300 millions d’euros dépensés
En principe, le gouvernement peut faire marche arrière jusqu’au dernier moment. Mais, précise une source à Bercy, « le 15 septembre, avec l’envoi des taux d’imposition aux entreprises, on passe techniquement un cliquet. Après, arrêter sera plus complexe ». La question financière n’est pas non plus négligeable. Depuis trois ans, la mise en place de cette réforme a déjà coûté 300 millions d’euros à l’Etat, dont 10 millions en communication – une grande campagne est actuellement en cours. Qu’Emmanuel Macron abandonne le prélèvement à la source, et cet argent aura été dépensé en vain. Surtout, ce serait faire une croix sur plusieurs milliards d’euros d’économies induits par la réforme.
A compter du printemps 2019, le versement de l’aide personnalisée au logement (APL) ne sera plus décalé dans le temps, comme aujourd’hui. Cela évitera à l’Etat de payer une APL que la situation du bénéficiaire ne justifie plus.
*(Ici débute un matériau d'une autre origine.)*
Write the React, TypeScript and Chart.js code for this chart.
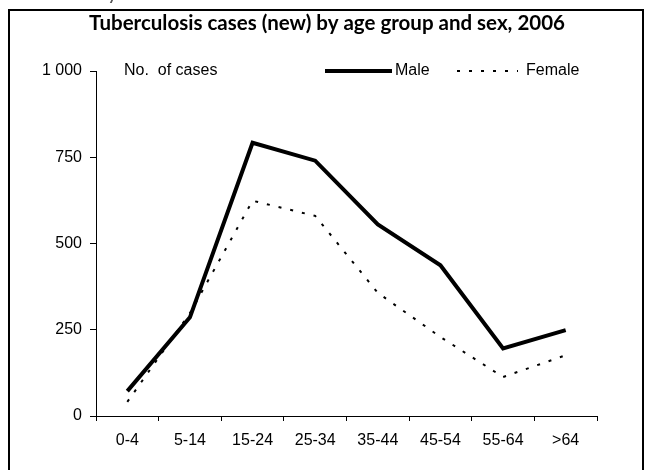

Cette mesure, déjà retardée de quelques mois afin d’éviter tout couac technique, ne sera possible qu’avec le prélèvement à la source. L’abandon de la réforme représenterait un milliard d’euros d’économies en moins pour l’Etat.
Par ailleurs, grâce à ce changement de collecte, le gouvernement espère améliorer encore le taux de recouvrement de l’impôt sur le revenu : actuellement de 98 %, il pourrait dépasser les 99 %. Soit 700 millions d’euros de plus dans les caisses de l’Etat. En juin, la Cour des comptes s’était montrée plus évasive : « Au total, les incertitudes sur le rendement du prélèvement à la source en 2019 pourraient s’élever à 2 milliards d’euros environ, soit 0,1 point de PIB », mais… à la hausse comme à la baisse, estimaient les magistrats financiers.